The assets which are under attack are economic plans, defence plans, nuclear codes, energy resource information, political designs, law enforcement details, nation’s cyber space.
Cyber security is now elevated to the pedestal of national security; this development is invoking it in the enemy’s eyes. The problem for the cyber space experts is that the enemy is unidentified and difficult to track due to dynamic characteristics of cyber space i.e. attribution is difficult in cyber space; so it becomes difficult to hold the perpetrators accountable.
This is leading to development of tensions in international security ecosystem and misperceptions within trust model of cyber space. The nations respond to these tensions with deployment of appropriate safeguards to secure its cyber space; one of them is cyber space militarization.
There was a time when defence forces of nations used to destroy tanks, artillery, each others prominent infrastructure and public services with the help of land, sea and air power.

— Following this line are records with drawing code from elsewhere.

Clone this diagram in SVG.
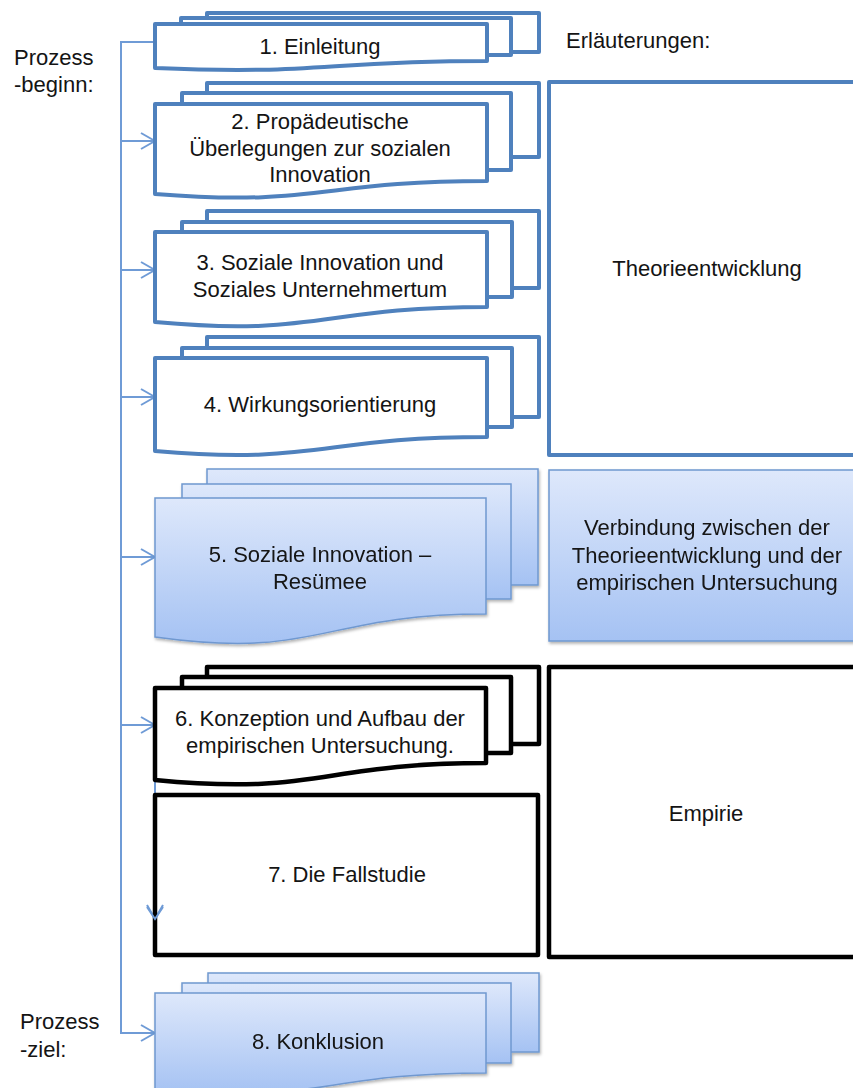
<svg xmlns="http://www.w3.org/2000/svg" width="853" height="1088" viewBox="0 0 853 1088">
  <defs>
    <linearGradient id="blueFill" x1="0" y1="0" x2="0" y2="1">
      <stop offset="0" stop-color="#dee8fb"/>
      <stop offset="1" stop-color="#a5c2f3"/>
    </linearGradient>
    <filter id="shadow" x="-5%" y="-5%" width="115%" height="120%">
      <feDropShadow dx="1" dy="2" stdDeviation="1.5" flood-color="#000" flood-opacity="0.3"/>
    </filter>
    <marker id="chevron" viewBox="0 0 16 18" refX="15" refY="9" markerWidth="16" markerHeight="18" markerUnits="userSpaceOnUse" orient="auto">
      <path d="M1,1 L15,9 L1,17" fill="none" stroke="#6f9bd6" stroke-width="2"/>
    </marker>
  </defs>
  <style>
    text { font-family: "Liberation Sans", Arial, sans-serif; font-size: 22px; fill: #141414; }
    .c { text-anchor: middle; }
    .pageB { fill: #ffffff; stroke: #4f81bd; stroke-width: 4; stroke-linejoin: round; }
    .pageK { fill: #ffffff; stroke: #000000; stroke-width: 4.5; stroke-linejoin: round; }
    .pageL { fill: url(#blueFill); stroke: #6f98d0; stroke-width: 1.5; }
    .flow { fill: none; stroke: #6f9bd6; stroke-width: 2; }
  </style>

  <rect width="853" height="1088" fill="#ffffff"/>

  <!-- side labels -->
  <g id="labels">
    <text x="14" y="65">Prozess</text>
    <text x="14" y="92">-beginn:</text>
    <text x="566" y="48">Erläuterungen:</text>
    <text x="20" y="1029">Prozess</text>
    <text x="20" y="1057">-ziel:</text>
  </g>

  <!-- process line with branches -->
  <g id="connectors">
    <path class="flow" d="M155,42 H121 V1033 H155" marker-end="url(#chevron)"/>
    <path class="flow" d="M121,141 H155" marker-end="url(#chevron)"/>
    <path class="flow" d="M121,270 H155" marker-end="url(#chevron)"/>
    <path class="flow" d="M121,397 H155" marker-end="url(#chevron)"/>
    <path class="flow" d="M121,557 H155" marker-end="url(#chevron)"/>
    <path class="flow" d="M121,725 H155" marker-end="url(#chevron)"/>
    <path class="flow" d="M155,725 V919" marker-end="url(#chevron)"/>
  </g>

  <!-- 1 -->
  <g id="node1">
    <rect class="pageB" x="207" y="13" width="332" height="39"/>
    <rect class="pageB" x="181" y="18" width="330" height="37"/>
    <path class="pageB" d="M155,24 H487 V61 C320,61 320,75 155,68 Z"/>
    <text class="c" x="320" y="54">1. Einleitung</text>
  </g>

  <!-- 2 -->
  <g id="node2">
    <rect class="pageB" x="207" y="83" width="332" height="74"/>
    <rect class="pageB" x="182" y="93" width="329" height="77"/>
    <path class="pageB" d="M155,104 H487 V181 C320,181 320,207 155,194 Z"/>
    <text class="c" x="320" y="129">2. Propädeutische</text>
    <text class="c" x="320" y="156">Überlegungen zur sozialen</text>
    <text class="c" x="320" y="182">Innovation</text>
  </g>

  <!-- 3 -->
  <g id="node3">
    <rect class="pageB" x="207" y="211" width="332" height="77"/>
    <rect class="pageB" x="182" y="222" width="330" height="75"/>
    <path class="pageB" d="M155,232 H487 V307 C320,307 320,337 155,322 Z"/>
    <text class="c" x="320" y="270">3. Soziale Innovation und</text>
    <text class="c" x="320" y="297">Soziales Unternehmertum</text>
  </g>

  <!-- 4 -->
  <g id="node4">
    <rect class="pageB" x="207" y="337" width="332" height="80"/>
    <rect class="pageB" x="182" y="348" width="330" height="79"/>
    <path class="pageB" d="M155,358 H487 V437 C320,437 320,465 155,451 Z"/>
    <text class="c" x="320" y="412">4. Wirkungsorientierung</text>
  </g>

  <!-- 5 -->
  <g id="node5" filter="url(#shadow)">
    <rect class="pageL" x="207" y="469" width="331" height="116"/>
    <rect class="pageL" x="182" y="484" width="329" height="115"/>
    <path class="pageL" d="M155,498 H486 V614 C320,614 320,660 155,637 Z"/>
    <text class="c" x="320" y="562">5. Soziale Innovation –</text>
    <text class="c" x="320" y="589">Resümee</text>
  </g>

  <!-- 6 -->
  <g id="node6">
    <rect class="pageK" x="207" y="667" width="332" height="77"/>
    <rect class="pageK" x="182" y="677" width="329" height="76"/>
    <path class="pageK" d="M155,688 H486 V763 C320,763 320,796 155,780 Z"/>
    <text class="c" x="320" y="726">6. Konzeption und Aufbau der</text>
    <text class="c" x="320" y="753">empirischen Untersuchung.</text>
  </g>

  <!-- 7 -->
  <g id="node7">
    <rect class="pageK" x="155" y="795" width="383" height="160" fill="none" style="fill:none"/>
    <text class="c" x="347" y="882">7. Die Fallstudie</text>
  </g>
  <path d="M147,907 L155,919 L163,907" fill="none" stroke="#6f9bd6" stroke-width="2"/>

  <!-- 8 -->
  <g id="node8" filter="url(#shadow)">
    <rect class="pageL" x="208" y="973" width="331" height="79"/>
    <rect class="pageL" x="182" y="983" width="329" height="80"/>
    <path class="pageL" d="M155,993 H486 V1073 C320,1073 320,1105 155,1090 Z"/>
    <text class="c" x="318" y="1049">8. Konklusion</text>
  </g>

  <!-- explanation column -->
  <g id="theorie">
    <rect class="pageB" x="549" y="82" width="320" height="373"/>
    <text class="c" x="707" y="276">Theorieentwicklung</text>
  </g>
  <g id="verbindung" filter="url(#shadow)">
    <rect class="pageL" x="549" y="470" width="320" height="171"/>
    <text class="c" x="707" y="535">Verbindung zwischen der</text>
    <text class="c" x="707" y="563">Theorieentwicklung und der</text>
    <text class="c" x="707" y="590">empirischen Untersuchung</text>
  </g>
  <g id="empirie">
    <rect class="pageK" x="549" y="667" width="320" height="290"/>
    <text class="c" x="706" y="821">Empirie</text>
  </g>
</svg>
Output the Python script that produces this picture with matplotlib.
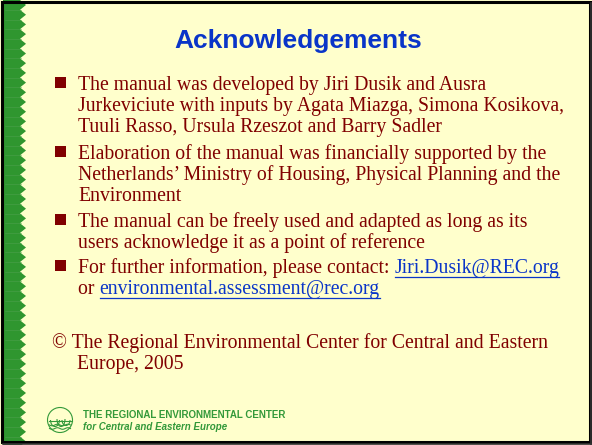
import numpy as np
import matplotlib.pyplot as plt
from matplotlib.patches import Polygon, Rectangle, Circle, Arc

W, H = 592, 445

# slide content
title = "Acknowledgements"
bullets = [
    ["The manual was developed by Jiri Dusik and Ausra",
     "Jurkeviciute with inputs by Agata Miazga, Simona Kosikova,",
     "Tuuli Rasso, Ursula Rzeszot and Barry Sadler"],
    ["Elaboration of the manual was financially supported by the",
     "Netherlands\u2019 Ministry of Housing, Physical Planning and the",
     "Environment"],
    ["The manual can be freely used and adapted as long as its",
     "users acknowledge it as a point of reference"],
]
bullet_baselines = [[90, 111, 132], [159, 180, 201], [227, 248]]
contact_text = ["For further information, please contact: ", "or "]
contact_links = ["Jiri.Dusik@REC.org", "environmental.assessment@rec.org"]
contact_baselines = [273, 294]
copyright_lines = ["\u00a9 The Regional Environmental Center for Central and Eastern",
                   "Europe, 2005"]
copyright_baselines = [348, 369]
footer_lines = ["THE REGIONAL ENVIRONMENTAL CENTER", "for Central and Eastern Europe"]

BG = "#FFFFCC"
RED = "#800000"
BLUE = "#0A35C8"
GREEN = "#33993A"
SERIF = ["Liberation Serif", "DejaVu Serif"]
SANS = ["Liberation Sans", "DejaVu Sans"]
FS = 14.2

fig = plt.figure(figsize=(W / 100, H / 100), dpi=100)
fig.patch.set_facecolor(BG)
ax = fig.add_axes([0, 0, 1, 1])
ax.set_xlim(0, W)
ax.set_ylim(H, 0)
ax.axis("off")

# green zigzag strip on the left
period = 9.7
tips = np.arange(5, H + period, period)
pts = [(3, 0), (20, 0)]
for t in tips:
    pts.append((26, t))
    pts.append((20, t + period / 2))
pts += [(20, H), (3, H)]
ax.add_patch(Polygon(pts, closed=True, facecolor="#2F962F", edgecolor="none"))
for t in tips:
    ax.plot([5, 21], [t + period / 2, t + period / 2], color="#4AA04A", lw=0.4)

# frame
ax.add_patch(Rectangle((1.5, 1.5), W - 3.5, H - 4.5, fill=False,
                       edgecolor="black", lw=2.2))
ax.plot([W - 1, W - 1], [3, H], color="#333333", lw=1.2)
ax.plot([3, W], [H - 1, H - 1], color="#333333", lw=1.2)

ax.text(298, 48, title, fontsize=19, fontweight="bold", color=BLUE,
        family=SANS, ha="center", va="baseline")

renderer = fig.canvas.get_renderer()
inv = ax.transData.inverted()


def bullet_square(base):
    ax.add_patch(Rectangle((54.5, base - 13.5), 11, 11, facecolor=RED,
                           edgecolor="none"))


for lines, bases in zip(bullets, bullet_baselines):
    bullet_square(bases[0])
    for line, b in zip(lines, bases):
        ax.text(78, b, line, fontsize=FS, color=RED, family=SERIF, va="baseline")

bullet_square(contact_baselines[0])
for pre, link, b in zip(contact_text, contact_links, contact_baselines):
    t = ax.text(78, b, pre, fontsize=FS, color=RED, family=SERIF, va="baseline")
    bb = t.get_window_extent(renderer)
    x1 = inv.transform((bb.x1, bb.y0))[0]
    lt = ax.text(x1, b, link, fontsize=FS, color=BLUE, family=SERIF, va="baseline")
    lb = lt.get_window_extent(renderer)
    lx0 = inv.transform((lb.x0, lb.y0))[0]
    lx1 = inv.transform((lb.x1, lb.y0))[0]
    ax.plot([lx0, lx1], [b + 3.5, b + 3.5], color=BLUE, lw=0.9)

ax.text(52, copyright_baselines[0], copyright_lines[0], fontsize=FS, color=RED,
        family=SERIF, va="baseline")
ax.text(77, copyright_baselines[1], copyright_lines[1], fontsize=FS, color=RED,
        family=SERIF, va="baseline")

# footer logo: circle with three trees over waves
cx, cy, r = 60, 420, 12.5
ax.add_patch(Circle((cx, cy), r, fill=False, edgecolor=GREEN, lw=0.8))
ax.add_patch(Arc((cx - 5, cy), 9, 13, theta1=0, theta2=180, edgecolor=GREEN, lw=0.8))
ax.add_patch(Arc((cx + 1, cy - 1), 8, 15, theta1=0, theta2=180, edgecolor=GREEN, lw=0.8))
ax.add_patch(Arc((cx + 6, cy), 8, 11, theta1=0, theta2=180, edgecolor=GREEN, lw=0.8))
ax.plot([cx - r + 1, cx + r - 1], [cy + 1, cy + 1], color=GREEN, lw=0.8)
xs = np.linspace(cx - r + 2, cx + r - 2, 30)
for dy in (5, 8.5):
    ax.plot(xs, cy + dy + 0.8 * np.sin((xs - cx) * 0.6), color=GREEN, lw=0.8)

ax.text(83, 418, footer_lines[0], fontsize=7.05, fontweight="bold", color=GREEN,
        family=SANS, va="baseline")
ax.text(83, 430, footer_lines[1], fontsize=7.05, fontweight="bold", style="italic",
        color=GREEN, family=SANS, va="baseline")

fig.savefig("out.png", dpi=100, facecolor=BG)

Time is changing so does the elements to be attacked during war and methods of warfare which are now aimed to cripple the newest element i.e. cyber space. Instances supporting this are US bombing of Iraqi air-defence radars, China forcing US fighter aircraft to land in their territory -‘World Wide Web War I’, , Estonian cyberspace crippled, Israeli cyber attack on Syria, Georgia losing control on ‘.ge’ domain, US compromises Iraqi “closed-loop” private-secure networks and many more.
These instances also acted as catalyst for the militarization of cyber space. Globally, there is a strong belief in various nations’ perceptions that in future, cyber dimension is going to play an important character in internal and external conflicts. Experts are already calling it “The Fifth Domain for Warfare”.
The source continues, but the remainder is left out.